I have a really hard time forgiving people who continue to cause so much harm to our nation and our planet. I have a really hard time blessing those who persecute people because of their race, ethnicity, religion, gender identity or sexual orientation. I have a really hard time expressing love to those who exhibit so much hate.
But that is what I am commanded to do as a Christian…to love one another as God loves me: UNCONDITIONALLY.
I’ve shared with you before: God loved Mother Theresa and Adolf Hitler equally, because God’s love is without condition. God can’t love you any more tomorrow than God loves you right now.
You can go out today and feed a dozen homeless families, or you can go out today and rob a bank, and God wouldn’t love you any more or any less than God loves you right now.
So, why do good things, then? Because, good things are God things, and when we do God things, we are obeying God’s commandments.
This New Commandment that Jesus gave in today’s Gospel – the commandment “to love one another” – was not exactly new at the time and was not unique to Jesus.
Every major faith tradition has this commandment as part of its core teachings, and some of these traditions date back centuries before Jesus of Nazareth was even born.
In Judaism (in the Torah,) we hear: “Love thy neighbor as thyself.”
In Islam (in the Koran), we hear: “None of you truly believes unless he wishes for his brother what he wishes for himself.”
In Hinduism, we hear: “Do not do to others what you do not wish done to yourself; and wish for others, too, what you desire and long for yourself.”
In Buddhism, we hear: “Make thine own self the measure of others, and so abstain from causing hurt to them.”
In the Bahai Faith, we hear: “Choose thou for thy neighbor that which thou choosest for thyself.”
And, this same teaching is in Taoism, Sikhism, Zoroastrianism, Jainism, and Native American spirituality.
Many faiths, one commandment. The commandment to love. The commandment to love is hard, but The Ten Commandments are easy.
From time-to-time in our country, we hear about some Conservative group or other who wants to have the “Ten Commandments” displayed in a public square or a city hall or in a courthouse.
But, you know, I never hear about them wanting to display Jesus’s commandments of love.
Can you imagine in a public courthouse if it said up on the wall: “Forgive those who have done wrong” or “Let he who is without sin cast the first stone.” Can you imagine in a government building if it said up on the wall: “Feed the hungry,” “Care for the sick,” “Lift up the poor,” “Serve the least of these in your midst.”

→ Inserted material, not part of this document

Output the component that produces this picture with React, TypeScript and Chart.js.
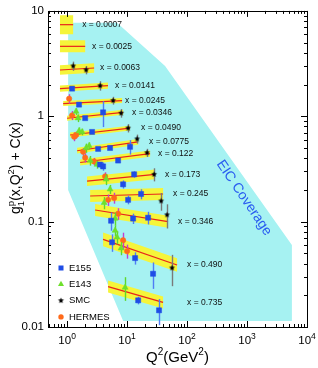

How come they don’t want those words up in public places? If we are truly to call ourselves Christians, we must follow not only the Ten Commandments given to us by Moses. We must also follow the Commandments of Love given to us by Jesus, no matter how difficult those commandments may be to obey.
Following this Way of Love - following this Way of Life – may be difficult, but as we heard in our reading this morning, these commandments are not burdensome. Instead, they unburden us: they free us from the shackles of our selfishness and our ego.
It is why Jesus says in today’s Gospel: There is no greater love than this: to lay down one’s life for one’s friends.
To “lay down your life” means to “let go” of the Ways of the Ego, to die to the false self, so that you can awaken to the True Self, the Divine Self, the Christ Self -- the Self that loves how God loves. For as Scripture tells us “God is love,” and love is the essence of our being.
So, my friends, on this sixth week of Easter (this season of new growth and new life) let us find time each day to connect more fully with the power and presence of love that is within us.
And, may we go forth this day in the service of love, to love all people as God loves them, wholly and unconditionally.
Rev. Salvatore Sapienza
Words of Integration & Guidance by Rev. Ed Townley
In today’s Gospel message, Jesus refers to his disciples as “servants” and commands them to “love one another.” This is an important and revealing passage from Jesus’ great final discourse in the Gospel of John, delivered on the eve of his arrest and crucifixion. As with so much of the Gospel of John, it’s important to be clear about exactly who is speaking, and to whom. If Jesus of Nazareth is speaking to the men and women who have been following him as his disciples, the statement is very strange. They are not his servants, for example, nor has he ever treated them as such. They are his students, colleagues and friends—to suggest that they were ever servants is condescending at best. Clarity comes when we realize that Jesus is speaking throughout this discourse from his Christ consciousness—he is speaking as Jesus, the Christ, the full expression of divine Presence and Power. The entire purpose of his ministry was to teach and demonstrate the Christ—not as an attribute unique to him, but as the Presence of God that is the true identity of each of us. He calls us to embrace our own Christ nature, to continue the work of creating the kingdom that he has begun. Our relationship to the Christ within us changes dramatically as we become aware of its truth and its presence within us. It is always the truth of who we are, even when we don’t know it or acknowledge it. God is always seeking to express through us, no matter how unaware we may be. We are servants of that Power, doing its bidding without often understanding the great, divine creative process at work. When we do become aware of it, though, we can fully participate in the creation of the kingdom of heaven. It is by consciously cooperating with the Christ that we become co-creators of the kin-dom.